Copy out, exactly and without additions, the lines from the one that contains "Give me the TikZ source for this diagram." to the one that contains "(LOR.west -| PMR.east);", both ends included.

■ **Extracted entries**:
[Start]
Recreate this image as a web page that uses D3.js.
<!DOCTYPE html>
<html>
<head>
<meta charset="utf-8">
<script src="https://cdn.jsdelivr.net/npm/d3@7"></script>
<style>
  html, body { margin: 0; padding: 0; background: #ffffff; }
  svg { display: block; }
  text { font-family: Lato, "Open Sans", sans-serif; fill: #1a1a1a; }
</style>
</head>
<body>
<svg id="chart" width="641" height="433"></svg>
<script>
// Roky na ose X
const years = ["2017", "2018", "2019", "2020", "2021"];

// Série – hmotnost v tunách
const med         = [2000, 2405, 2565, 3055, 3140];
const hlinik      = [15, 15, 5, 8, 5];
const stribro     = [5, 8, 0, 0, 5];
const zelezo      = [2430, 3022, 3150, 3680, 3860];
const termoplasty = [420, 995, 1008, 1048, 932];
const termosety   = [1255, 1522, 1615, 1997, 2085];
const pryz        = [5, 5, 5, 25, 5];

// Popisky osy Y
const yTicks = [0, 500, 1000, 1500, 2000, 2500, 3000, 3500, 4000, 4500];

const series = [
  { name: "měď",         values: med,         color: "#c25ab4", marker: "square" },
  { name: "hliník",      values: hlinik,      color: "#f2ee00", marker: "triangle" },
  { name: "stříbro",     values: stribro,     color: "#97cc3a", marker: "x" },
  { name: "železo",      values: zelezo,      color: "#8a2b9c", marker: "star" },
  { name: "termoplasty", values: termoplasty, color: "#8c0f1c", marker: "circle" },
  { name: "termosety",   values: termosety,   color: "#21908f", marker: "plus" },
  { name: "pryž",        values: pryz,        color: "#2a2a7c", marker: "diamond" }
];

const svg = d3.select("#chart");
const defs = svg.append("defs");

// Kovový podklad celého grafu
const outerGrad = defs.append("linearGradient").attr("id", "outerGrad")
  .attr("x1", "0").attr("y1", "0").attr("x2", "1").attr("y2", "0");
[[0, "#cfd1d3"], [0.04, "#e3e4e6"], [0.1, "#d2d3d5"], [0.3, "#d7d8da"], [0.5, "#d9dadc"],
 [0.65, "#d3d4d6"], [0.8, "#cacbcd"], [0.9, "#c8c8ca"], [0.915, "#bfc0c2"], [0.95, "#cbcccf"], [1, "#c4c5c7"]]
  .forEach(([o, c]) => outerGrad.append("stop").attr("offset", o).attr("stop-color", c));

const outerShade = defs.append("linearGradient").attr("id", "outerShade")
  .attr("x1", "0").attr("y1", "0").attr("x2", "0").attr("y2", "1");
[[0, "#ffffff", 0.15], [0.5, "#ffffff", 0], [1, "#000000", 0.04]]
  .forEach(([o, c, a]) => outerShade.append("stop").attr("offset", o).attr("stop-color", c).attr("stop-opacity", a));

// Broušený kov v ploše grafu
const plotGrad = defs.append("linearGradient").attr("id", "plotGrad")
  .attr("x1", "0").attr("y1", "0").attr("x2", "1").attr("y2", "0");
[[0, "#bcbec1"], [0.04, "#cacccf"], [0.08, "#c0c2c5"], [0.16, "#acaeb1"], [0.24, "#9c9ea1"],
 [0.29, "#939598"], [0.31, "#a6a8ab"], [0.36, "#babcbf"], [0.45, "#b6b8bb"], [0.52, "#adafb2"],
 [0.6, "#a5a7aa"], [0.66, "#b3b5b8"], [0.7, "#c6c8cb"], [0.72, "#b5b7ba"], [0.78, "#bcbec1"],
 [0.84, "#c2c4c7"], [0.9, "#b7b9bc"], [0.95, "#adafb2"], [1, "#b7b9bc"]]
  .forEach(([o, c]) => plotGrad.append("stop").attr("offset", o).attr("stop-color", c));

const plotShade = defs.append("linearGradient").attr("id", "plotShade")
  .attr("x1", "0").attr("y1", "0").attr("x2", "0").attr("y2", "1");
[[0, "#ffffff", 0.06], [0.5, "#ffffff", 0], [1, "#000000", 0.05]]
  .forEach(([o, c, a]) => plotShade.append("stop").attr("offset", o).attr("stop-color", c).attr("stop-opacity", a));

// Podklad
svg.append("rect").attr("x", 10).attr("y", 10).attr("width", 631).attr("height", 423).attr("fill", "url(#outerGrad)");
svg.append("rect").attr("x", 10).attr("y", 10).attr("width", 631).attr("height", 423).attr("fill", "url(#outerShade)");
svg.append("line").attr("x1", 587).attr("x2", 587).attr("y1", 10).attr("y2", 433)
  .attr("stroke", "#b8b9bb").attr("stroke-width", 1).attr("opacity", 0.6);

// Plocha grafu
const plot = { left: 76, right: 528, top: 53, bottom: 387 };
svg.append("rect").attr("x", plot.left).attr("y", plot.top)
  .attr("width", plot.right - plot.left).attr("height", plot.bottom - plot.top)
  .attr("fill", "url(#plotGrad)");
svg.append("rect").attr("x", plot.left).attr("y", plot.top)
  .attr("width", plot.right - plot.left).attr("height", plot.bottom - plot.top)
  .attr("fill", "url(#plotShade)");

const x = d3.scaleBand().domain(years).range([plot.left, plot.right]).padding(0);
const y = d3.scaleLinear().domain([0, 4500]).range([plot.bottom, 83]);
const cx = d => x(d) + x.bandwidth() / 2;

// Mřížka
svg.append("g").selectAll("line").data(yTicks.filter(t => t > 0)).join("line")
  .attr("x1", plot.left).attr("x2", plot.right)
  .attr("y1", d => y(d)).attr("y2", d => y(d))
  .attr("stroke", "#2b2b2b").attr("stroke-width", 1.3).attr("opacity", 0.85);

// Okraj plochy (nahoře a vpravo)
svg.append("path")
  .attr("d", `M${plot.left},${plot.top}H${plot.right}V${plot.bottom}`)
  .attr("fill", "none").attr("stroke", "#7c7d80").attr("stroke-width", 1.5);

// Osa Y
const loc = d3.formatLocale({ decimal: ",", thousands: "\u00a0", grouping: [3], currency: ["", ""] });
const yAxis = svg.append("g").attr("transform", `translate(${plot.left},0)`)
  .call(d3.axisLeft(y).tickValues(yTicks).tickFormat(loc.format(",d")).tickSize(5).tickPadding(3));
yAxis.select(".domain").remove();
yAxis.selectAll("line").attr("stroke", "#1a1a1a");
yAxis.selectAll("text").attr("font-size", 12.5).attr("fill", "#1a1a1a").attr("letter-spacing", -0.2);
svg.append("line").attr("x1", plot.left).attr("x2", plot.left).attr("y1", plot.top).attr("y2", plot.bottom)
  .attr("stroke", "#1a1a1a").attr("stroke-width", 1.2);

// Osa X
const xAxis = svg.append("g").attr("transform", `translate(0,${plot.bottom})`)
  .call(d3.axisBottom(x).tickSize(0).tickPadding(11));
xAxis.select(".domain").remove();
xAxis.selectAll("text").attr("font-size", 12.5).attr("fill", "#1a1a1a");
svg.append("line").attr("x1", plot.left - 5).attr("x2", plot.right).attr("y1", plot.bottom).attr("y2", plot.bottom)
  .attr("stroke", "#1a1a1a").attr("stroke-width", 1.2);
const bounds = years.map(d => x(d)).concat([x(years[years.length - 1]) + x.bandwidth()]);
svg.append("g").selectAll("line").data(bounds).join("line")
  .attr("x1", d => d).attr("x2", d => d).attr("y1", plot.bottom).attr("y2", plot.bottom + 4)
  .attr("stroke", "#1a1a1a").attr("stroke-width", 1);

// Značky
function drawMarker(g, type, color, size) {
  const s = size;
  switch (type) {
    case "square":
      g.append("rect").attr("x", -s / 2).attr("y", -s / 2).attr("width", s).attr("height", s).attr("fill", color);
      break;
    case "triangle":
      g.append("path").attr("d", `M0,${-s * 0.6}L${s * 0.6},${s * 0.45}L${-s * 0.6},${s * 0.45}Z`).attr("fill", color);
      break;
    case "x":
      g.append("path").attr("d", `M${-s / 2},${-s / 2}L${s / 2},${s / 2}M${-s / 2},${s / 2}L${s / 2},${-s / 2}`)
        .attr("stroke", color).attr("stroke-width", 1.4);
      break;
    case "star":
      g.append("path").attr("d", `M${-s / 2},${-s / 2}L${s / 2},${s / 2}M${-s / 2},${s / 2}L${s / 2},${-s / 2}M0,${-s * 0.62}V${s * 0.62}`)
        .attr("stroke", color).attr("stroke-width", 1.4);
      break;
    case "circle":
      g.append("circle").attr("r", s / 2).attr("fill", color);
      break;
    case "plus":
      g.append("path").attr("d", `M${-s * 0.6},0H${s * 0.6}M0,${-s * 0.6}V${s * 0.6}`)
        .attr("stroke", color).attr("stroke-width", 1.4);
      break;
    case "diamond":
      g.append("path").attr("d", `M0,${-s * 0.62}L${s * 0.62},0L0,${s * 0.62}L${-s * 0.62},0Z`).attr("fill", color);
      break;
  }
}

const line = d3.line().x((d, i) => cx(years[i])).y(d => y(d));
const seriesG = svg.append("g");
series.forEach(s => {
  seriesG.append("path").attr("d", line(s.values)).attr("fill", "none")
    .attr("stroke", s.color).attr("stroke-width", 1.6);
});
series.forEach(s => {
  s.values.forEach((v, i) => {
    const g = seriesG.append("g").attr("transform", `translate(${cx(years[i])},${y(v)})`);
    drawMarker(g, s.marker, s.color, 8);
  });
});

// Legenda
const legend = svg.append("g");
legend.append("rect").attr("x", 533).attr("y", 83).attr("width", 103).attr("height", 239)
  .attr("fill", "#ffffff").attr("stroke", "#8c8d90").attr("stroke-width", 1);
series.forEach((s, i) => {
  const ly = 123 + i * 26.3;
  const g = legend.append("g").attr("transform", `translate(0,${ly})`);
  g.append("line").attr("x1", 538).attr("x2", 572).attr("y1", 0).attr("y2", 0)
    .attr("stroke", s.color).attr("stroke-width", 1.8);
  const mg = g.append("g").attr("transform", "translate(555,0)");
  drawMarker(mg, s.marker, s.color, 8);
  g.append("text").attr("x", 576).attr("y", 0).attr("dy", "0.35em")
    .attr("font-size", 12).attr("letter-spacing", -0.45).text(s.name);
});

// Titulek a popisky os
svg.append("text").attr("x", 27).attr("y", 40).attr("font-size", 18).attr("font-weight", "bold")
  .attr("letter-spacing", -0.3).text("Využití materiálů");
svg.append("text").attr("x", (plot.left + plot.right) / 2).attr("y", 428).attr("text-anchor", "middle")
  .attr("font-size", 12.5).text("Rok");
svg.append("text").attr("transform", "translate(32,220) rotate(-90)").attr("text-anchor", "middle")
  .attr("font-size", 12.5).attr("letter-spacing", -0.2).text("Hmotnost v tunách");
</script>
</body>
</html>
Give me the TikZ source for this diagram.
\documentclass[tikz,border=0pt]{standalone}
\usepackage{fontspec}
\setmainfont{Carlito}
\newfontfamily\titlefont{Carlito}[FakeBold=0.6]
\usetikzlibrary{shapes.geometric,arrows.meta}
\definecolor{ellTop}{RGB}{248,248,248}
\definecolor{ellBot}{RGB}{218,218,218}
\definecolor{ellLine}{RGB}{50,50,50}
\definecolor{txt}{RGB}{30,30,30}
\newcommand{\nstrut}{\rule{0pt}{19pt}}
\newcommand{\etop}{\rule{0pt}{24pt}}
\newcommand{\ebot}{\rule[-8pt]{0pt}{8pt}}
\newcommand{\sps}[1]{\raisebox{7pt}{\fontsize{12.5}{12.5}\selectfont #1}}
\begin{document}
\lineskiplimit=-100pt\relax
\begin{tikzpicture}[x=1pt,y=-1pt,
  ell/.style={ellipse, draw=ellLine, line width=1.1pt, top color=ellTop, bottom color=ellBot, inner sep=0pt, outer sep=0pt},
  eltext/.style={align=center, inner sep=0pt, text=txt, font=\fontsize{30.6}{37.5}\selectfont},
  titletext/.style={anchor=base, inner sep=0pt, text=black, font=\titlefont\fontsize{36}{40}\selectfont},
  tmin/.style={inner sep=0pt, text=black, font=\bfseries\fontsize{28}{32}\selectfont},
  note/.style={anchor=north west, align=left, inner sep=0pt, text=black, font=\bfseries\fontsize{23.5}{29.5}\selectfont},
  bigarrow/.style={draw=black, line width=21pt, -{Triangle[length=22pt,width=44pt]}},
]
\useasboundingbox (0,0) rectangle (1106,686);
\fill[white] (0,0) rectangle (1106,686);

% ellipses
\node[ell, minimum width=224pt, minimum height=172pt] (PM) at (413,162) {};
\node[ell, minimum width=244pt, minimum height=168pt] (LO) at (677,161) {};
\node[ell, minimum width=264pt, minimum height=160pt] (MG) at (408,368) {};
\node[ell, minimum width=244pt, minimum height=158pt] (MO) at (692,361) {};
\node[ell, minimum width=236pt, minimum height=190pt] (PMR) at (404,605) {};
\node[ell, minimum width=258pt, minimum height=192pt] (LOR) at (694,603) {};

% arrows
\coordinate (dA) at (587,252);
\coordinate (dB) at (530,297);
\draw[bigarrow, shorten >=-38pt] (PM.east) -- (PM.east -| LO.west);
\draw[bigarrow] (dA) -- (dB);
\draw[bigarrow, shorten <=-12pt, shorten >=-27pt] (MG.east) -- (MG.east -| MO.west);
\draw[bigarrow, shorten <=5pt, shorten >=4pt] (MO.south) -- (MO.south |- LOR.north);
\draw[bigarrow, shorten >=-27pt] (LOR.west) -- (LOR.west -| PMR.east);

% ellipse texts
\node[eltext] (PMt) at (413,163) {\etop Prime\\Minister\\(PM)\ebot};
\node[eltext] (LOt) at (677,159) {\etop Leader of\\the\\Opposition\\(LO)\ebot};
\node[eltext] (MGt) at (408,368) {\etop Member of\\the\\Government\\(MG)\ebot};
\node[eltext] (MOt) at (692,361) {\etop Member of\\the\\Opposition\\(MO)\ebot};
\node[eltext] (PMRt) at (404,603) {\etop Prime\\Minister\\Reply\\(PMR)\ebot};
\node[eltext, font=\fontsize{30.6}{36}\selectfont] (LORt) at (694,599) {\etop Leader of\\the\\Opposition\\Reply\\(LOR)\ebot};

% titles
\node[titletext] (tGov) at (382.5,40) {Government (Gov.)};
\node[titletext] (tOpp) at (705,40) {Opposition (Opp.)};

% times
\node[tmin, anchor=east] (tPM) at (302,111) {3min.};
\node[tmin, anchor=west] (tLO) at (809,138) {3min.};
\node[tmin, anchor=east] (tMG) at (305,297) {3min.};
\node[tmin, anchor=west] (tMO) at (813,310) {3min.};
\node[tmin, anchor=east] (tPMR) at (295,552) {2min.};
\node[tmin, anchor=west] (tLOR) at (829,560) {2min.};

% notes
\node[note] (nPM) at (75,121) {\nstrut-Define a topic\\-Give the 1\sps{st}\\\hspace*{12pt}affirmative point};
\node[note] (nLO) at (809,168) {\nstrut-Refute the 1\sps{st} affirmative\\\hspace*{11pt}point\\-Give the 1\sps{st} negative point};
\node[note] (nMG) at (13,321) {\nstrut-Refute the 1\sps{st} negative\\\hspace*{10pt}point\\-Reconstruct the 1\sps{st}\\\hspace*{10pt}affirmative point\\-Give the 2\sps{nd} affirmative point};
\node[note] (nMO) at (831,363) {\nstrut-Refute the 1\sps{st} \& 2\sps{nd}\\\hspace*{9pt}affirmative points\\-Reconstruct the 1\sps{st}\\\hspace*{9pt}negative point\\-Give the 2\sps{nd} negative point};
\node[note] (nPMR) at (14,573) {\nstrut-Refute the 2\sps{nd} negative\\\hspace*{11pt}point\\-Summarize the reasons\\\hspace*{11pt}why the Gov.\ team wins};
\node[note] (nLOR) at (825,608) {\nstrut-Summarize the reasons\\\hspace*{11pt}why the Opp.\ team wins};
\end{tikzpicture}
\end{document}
[End]
■ **Task answer**:
Give me the TikZ source for this diagram.
\documentclass[tikz,border=0pt]{standalone}
\usepackage{fontspec}
\setmainfont{Carlito}
\newfontfamily\titlefont{Carlito}[FakeBold=0.6]
\usetikzlibrary{shapes.geometric,arrows.meta}
\definecolor{ellTop}{RGB}{248,248,248}
\definecolor{ellBot}{RGB}{218,218,218}
\definecolor{ellLine}{RGB}{50,50,50}
\definecolor{txt}{RGB}{30,30,30}
\newcommand{\nstrut}{\rule{0pt}{19pt}}
\newcommand{\etop}{\rule{0pt}{24pt}}
\newcommand{\ebot}{\rule[-8pt]{0pt}{8pt}}
\newcommand{\sps}[1]{\raisebox{7pt}{\fontsize{12.5}{12.5}\selectfont #1}}
\begin{document}
\lineskiplimit=-100pt\relax
\begin{tikzpicture}[x=1pt,y=-1pt,
  ell/.style={ellipse, draw=ellLine, line width=1.1pt, top color=ellTop, bottom color=ellBot, inner sep=0pt, outer sep=0pt},
  eltext/.style={align=center, inner sep=0pt, text=txt, font=\fontsize{30.6}{37.5}\selectfont},
  titletext/.style={anchor=base, inner sep=0pt, text=black, font=\titlefont\fontsize{36}{40}\selectfont},
  tmin/.style={inner sep=0pt, text=black, font=\bfseries\fontsize{28}{32}\selectfont},
  note/.style={anchor=north west, align=left, inner sep=0pt, text=black, font=\bfseries\fontsize{23.5}{29.5}\selectfont},
  bigarrow/.style={draw=black, line width=21pt, -{Triangle[length=22pt,width=44pt]}},
]
\useasboundingbox (0,0) rectangle (1106,686);
\fill[white] (0,0) rectangle (1106,686);

% ellipses
\node[ell, minimum width=224pt, minimum height=172pt] (PM) at (413,162) {};
\node[ell, minimum width=244pt, minimum height=168pt] (LO) at (677,161) {};
\node[ell, minimum width=264pt, minimum height=160pt] (MG) at (408,368) {};
\node[ell, minimum width=244pt, minimum height=158pt] (MO) at (692,361) {};
\node[ell, minimum width=236pt, minimum height=190pt] (PMR) at (404,605) {};
\node[ell, minimum width=258pt, minimum height=192pt] (LOR) at (694,603) {};

% arrows
\coordinate (dA) at (587,252);
\coordinate (dB) at (530,297);
\draw[bigarrow, shorten >=-38pt] (PM.east) -- (PM.east -| LO.west);
\draw[bigarrow] (dA) -- (dB);
\draw[bigarrow, shorten <=-12pt, shorten >=-27pt] (MG.east) -- (MG.east -| MO.west);
\draw[bigarrow, shorten <=5pt, shorten >=4pt] (MO.south) -- (MO.south |- LOR.north);
\draw[bigarrow, shorten >=-27pt] (LOR.west) -- (LOR.west -| PMR.east);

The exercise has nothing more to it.